Michelin traverse une année difficile, avec le ralentissement du marché des véhicules neufs et la concurrence asiatique. « C’est l’effondrement de l’activité qui a provoqué cette situation, et je veux dire à tous ces salariés que nous ne laisserons personne au bord du chemin », a déclaré le PDG de Michelin, Florent Menegaux, dans un entretien avec l’AFP. Michelin avait déjà fortement réduit son implantation en France. Avec celles de Poitiers, de Toul, de Joué-lès-Tours et de La Roche-sur-Yon, Michelin aura fermé six usines en vingt ans.
Le ministre de l’industrie, Marc Ferracci, a réagi mardi en demandant « un plan d’accompagnement exemplaire des salariés et des territoires ». De son côté, le ministre de l’économie et des finances, Antoine Armand, a dit « regretter » la décision de Michelin. « L’Etat aura une vigilance extraordinairement forte » quant au reclassement de « l’ensemble des salariés » affectés et fera « tout son possible pour contribuer à trouver un repreneur » pour l’un ou les deux sites, a-t-il promis lors d’un déplacement dans le Pas-de-Calais.
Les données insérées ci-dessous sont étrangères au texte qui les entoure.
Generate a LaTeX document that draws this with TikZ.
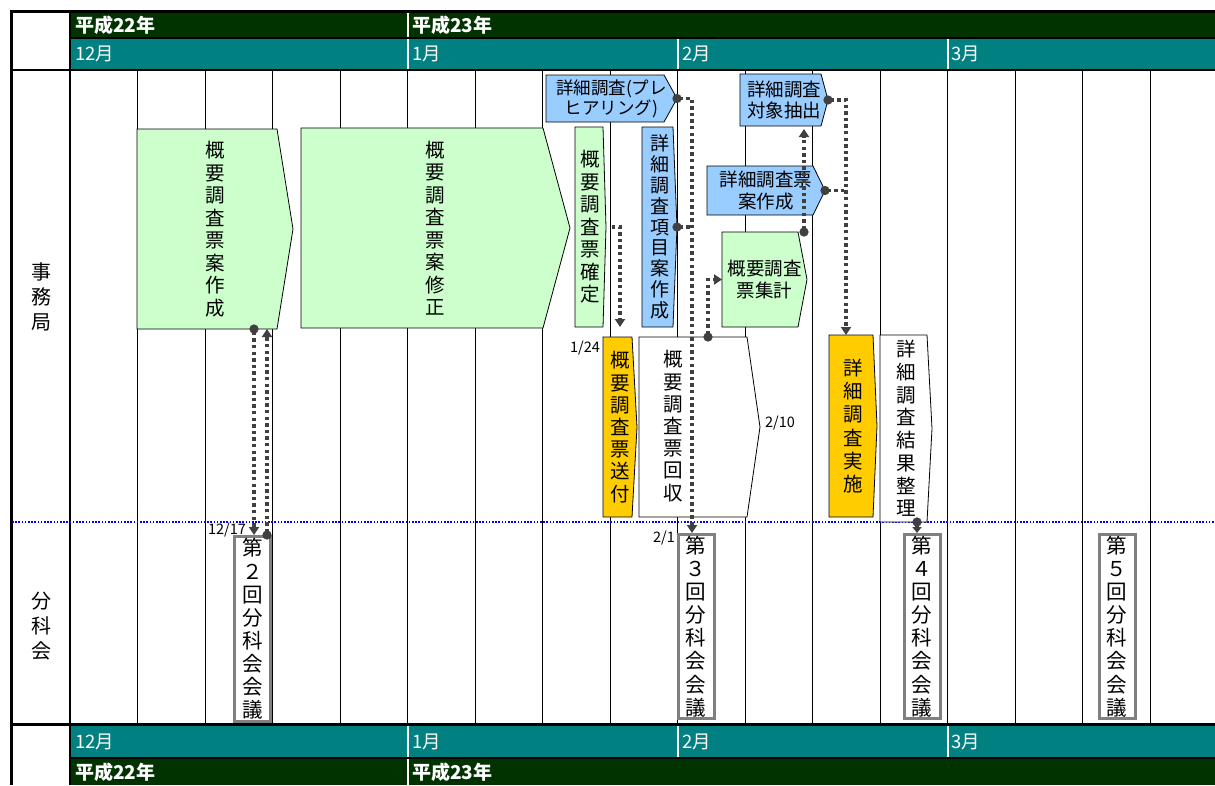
\documentclass[tikz,border=0pt]{standalone}
\usepackage{fontspec}
\setmainfont{Noto Sans CJK JP}
\usetikzlibrary{arrows.meta}

\definecolor{nengo}{HTML}{003300}
\definecolor{tsuki}{HTML}{008080}
\definecolor{midori}{HTML}{CCFFCC}
\definecolor{ao}{HTML}{99CCFF}
\definecolor{kiiro}{HTML}{FFCC00}
\definecolor{sen}{HTML}{404040}
\definecolor{kaiwaku}{HTML}{808080}

% pentagon box: [opts]{name}{fill}{left}{top}{tip x}{bottom}{tip depth}{text}
\newcommand{\pent}[9][]{%
  \filldraw[fill=#3,draw=black,line width=0.8pt] (#4,#5) -- ({#6-#8},#5) -- (#6,{(#5+#7)/2}) -- ({#6-#8},#7) -- (#4,#7) -- cycle;
  \node[vtext,minimum width={#6-#4},minimum height={#7-#5},anchor=north west,#1] (#2) at (#4,#5) {#9};
}

\begin{document}
\begin{tikzpicture}[x=1pt,y=-1pt,
  vtext/.style={align=center,inner sep=0pt,outer sep=0pt,font=\fontsize{19.5}{22.5}\selectfont},
  htext/.style={font=\fontsize{18.5}{21.5}\selectfont},
  kai/.style={draw=kaiwaku,line width=3pt,fill=white,minimum width=36pt,inner sep=0pt,align=center,font=\fontsize{20.5}{23.1}\selectfont},
  hiduke/.style={font=\fontsize{14.5}{14.5}\selectfont,inner sep=0pt},
  obi/.style={text=white,anchor=west,inner sep=0pt,font=\fontsize{18.5}{18.5}\selectfont},
  nen/.style={obi,font=\fontsize{19}{19}\selectfont\bfseries},
  conn/.style={draw=sen,line width=3.4pt,dash pattern=on 3.4pt off 3.2pt},
  dot2tri/.style={conn,{Circle[length=9pt]}-{Triangle[length=8pt,width=10pt]},shorten <=-4.5pt},
  dot2line/.style={conn,{Circle[length=9pt]}-,shorten <=-4.5pt},
  line2tri/.style={conn,-{Triangle[length=8pt,width=10pt]}}]
\useasboundingbox (0,0) rectangle (1215,785);

\fill[nengo] (70,12) rectangle (1215,38);
\fill[tsuki] (70,38) rectangle (1215,70);
\fill[tsuki] (70,725) rectangle (1215,758);
\fill[nengo] (70,758) rectangle (1215,785);

\foreach \k in {1,...,16}
  \draw[line width=1pt] ({70+67.5*\k},70) -- ({70+67.5*\k},725);
\foreach \x in {407.5,677.5,947.5}{
  \draw[line width=1.8pt] (\x,70) -- (\x,725);
  \draw[white,line width=2pt] (\x,39) -- (\x,69);
  \draw[white,line width=2pt] (\x,726) -- (\x,757);
}
\draw[white,line width=2pt] (407.5,13) -- (407.5,37);
\draw[white,line width=2pt] (407.5,759) -- (407.5,785);

\draw[line width=3pt] (11,785) -- (11,11.5) -- (1215,11.5);
\draw[line width=2.4pt] (70,11) -- (70,785);
\draw[line width=2pt] (70,38) -- (1215,38);
\draw[line width=2.4pt] (11,70) -- (1215,70);
\draw[line width=3pt] (11,724.5) -- (1215,724.5);
\draw[line width=2pt] (70,758) -- (1215,758);

\node[nen] (h22) at (75,25) {平成22年};
\node[nen] (h23) at (412,25) {平成23年};
\node[obi] (m12) at (75,54) {12月};
\node[obi] (m1) at (412,54) {1月};
\node[obi] (m2) at (682,54) {2月};
\node[obi] (m3) at (951,54) {3月};
\node[obi] (bm12) at (75,742) {12月};
\node[obi] (bm1) at (412,742) {1月};
\node[obi] (bm2) at (682,742) {2月};
\node[obi] (bm3) at (951,742) {3月};
\node[nen] (bh22) at (75,772) {平成22年};
\node[nen] (bh23) at (412,772) {平成23年};

\node[vtext,font=\fontsize{20}{25}\selectfont] (jimu) at (41,297) {事\\務\\局};
\node[vtext,font=\fontsize{20}{25}\selectfont] (bunka) at (41,626) {分\\科\\会};

\draw[blue,line width=1.6pt,dash pattern=on 1.6pt off 1.6pt] (12,522) -- (1215,522);

\pent{gaiyo1}{midori}{137}{129}{293}{329}{16}{概\\要\\調\\査\\票\\案\\作\\成}
\pent{gaiyo2}{midori}{301}{128}{570}{328}{27}{概\\要\\調\\査\\票\\案\\修\\正}
\pent[font=\fontsize{17.5}{20}\selectfont]{prehear}{ao}{546}{75}{677}{122}{13}{詳細調査(プレ\\ヒアリング)}
\pent{kakutei}{midori}{575}{127}{606}{327}{3}{概\\要\\調\\査\\票\\確\\定}
\pent[font=\fontsize{19}{20.8}\selectfont]{shosai}{ao}{642}{127}{677}{327}{4}{詳\\細\\調\\査\\項\\目\\案\\作\\成}
\pent[htext]{taisho}{ao}{740}{74}{828}{126}{7}{詳細調査\\対象抽出}
\pent[htext]{hyoan}{ao}{707}{166}{825}{215}{12}{詳細調査票\\案作成}
\pent[htext]{shukei}{midori}{722}{232}{807}{327}{9}{概要調査\\票集計}
\pent[font=\fontsize{19.5}{22.2}\selectfont]{sofu}{kiiro}{603}{337}{637}{517}{5}{概\\要\\調\\査\\票\\送\\付}
\pent{kaishu}{white}{639}{337}{760}{517}{13}{}
\node[vtext,font=\fontsize{19.5}{22.2}\selectfont] (kaishutext) at (673,426) {概\\要\\調\\査\\票\\回\\収};
\pent[font=\fontsize{19.5}{23.3}\selectfont]{jisshi}{kiiro}{829}{335}{877}{517}{4}{詳\\細\\調\\査\\実\\施}
\pent[font=\fontsize{19.5}{22.7}\selectfont]{seiri}{white}{880}{335}{932}{522}{5}{詳\\細\\調\\査\\結\\果\\整\\理}

\node[kai,minimum height=185pt] (kai2) at (252.5,629) {第\\２\\回\\分\\科\\会\\会\\議};
\node[kai,minimum height=184pt] (kai3) at (696,626.5) {第\\３\\回\\分\\科\\会\\会\\議};
\node[kai,minimum height=184pt] (kai4) at (922,626.5) {第\\４\\回\\分\\科\\会\\会\\議};
\node[kai,minimum height=184pt] (kai5) at (1117,626.5) {第\\５\\回\\分\\科\\会\\会\\議};

\node[hiduke] (d1217) at (227,530) {12/17};
\node[hiduke] (d124) at (585,348) {1/24};
\node[hiduke] (d21) at (664,538) {2/1};
\node[hiduke] (d210) at (780,423) {2/10};

\coordinate (c2a) at ([xshift=1.5pt]kai2.north);
\coordinate (c2b) at ([xshift=14.5pt]kai2.north);
\draw[dot2tri] (c2a |- gaiyo1.south) -- (c2a);
\draw[dot2tri] (c2b) -- (c2b |- gaiyo1.south);

\draw[line2tri,shorten <=6pt,shorten >=10pt] (kakutei.east) -| (sofu.north);

\coordinate (trunk3) at ([xshift=-4pt]kai3.north);
\draw[dot2tri] (prehear.east) -| (trunk3);
\draw[dot2line] (shosai.east) -- (shosai.east -| trunk3);

\draw[dot2tri] (kaishu.north -| 708,0) |- (shukei.west);
\draw[dot2tri,shorten >=3pt] (shukei.north -| 804,0) -- (taisho.south -| 804,0);

\coordinate (trunk4) at ([xshift=-7pt]jisshi.north);
\draw[dot2tri] (taisho.east) -| (trunk4);
\draw[dot2line] (hyoan.east) -- (hyoan.east -| trunk4);

\coordinate (c4) at ([xshift=-5pt]kai4.north);
\draw[conn,{Circle[length=9pt]}-{Triangle[length=6pt,width=9pt]},shorten <=-4.5pt] (c4 |- seiri.south) -- (c4);
\end{tikzpicture}
\end{document}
Michel Barnier a affirmé mardi vouloir « savoir » ce que les groupes Auchan et Michelin, qui prévoient de fermer plusieurs sites ont fait « de l’argent public qu’on leur a donné ». « Je ne suis pas fier (…) d’une politique qui détruirait des emplois, jamais », a ajouté le premier ministre devant l’Assemblée nationale, lors de la séance des questions au gouvernement.
Le géant français du pneu n’est pas le seul à tousser. Le fort ralentissement du marché automobile provoque de graves difficultés chez les équipementiers européens, et les fermetures de sites s’enchaînent. Selon Michelin, ces deux nouvelles fermetures sont devenues « inéluctables » en raison de la concurrence asiatique sur les pneus de camionnettes et de poids lourds, secteurs des usines de Cholet et de Vannes.
Le PDG de Michelin met également en cause une « dégradation lente de la compétitivité » de l’Europe, notamment liée aux coûts de l’énergie, qui empêche d’exporter. L’entreprise prépare aussi la fermeture d’ici 2025 de deux usines en Allemagne. La CFDT du groupe a estimé dans un communiqué que « Michelin a décidé seul de la solution extrême », alors que d’autres possibilités existaient pour Cholet et Vannes. SUD a condamné de son côté « une trahison sociale sans précédent » et « l’un des plus grands désastres sociaux de l’histoire de l’entreprise ».
L’usine de Cholet emploie 955 salariés, qui fabriquent principalement des petits pneus pour camionnettes, un segment en « baisse significative » en Europe « sans perspective de redressement », justifie Michelin. Le site de Vannes compte 299 salariés, qui produisent principalement des câbles métalliques pour pneus de poids lourds.
Michelin s’engage à « accompagner chacun des salariés concernés avec des solutions sur mesure », des offres d’emploi dans d’autres entreprises ou au sein du groupe, ou bien des départs en préretraite. Il promet également de « participer à la création d’au moins autant d’emplois que ceux supprimés » sur le territoire, comme il l’a fait à La Roche-sur-Yon, où 635 emplois ont été créés en quatre ans pour 613 emplois supprimés, selon le groupe.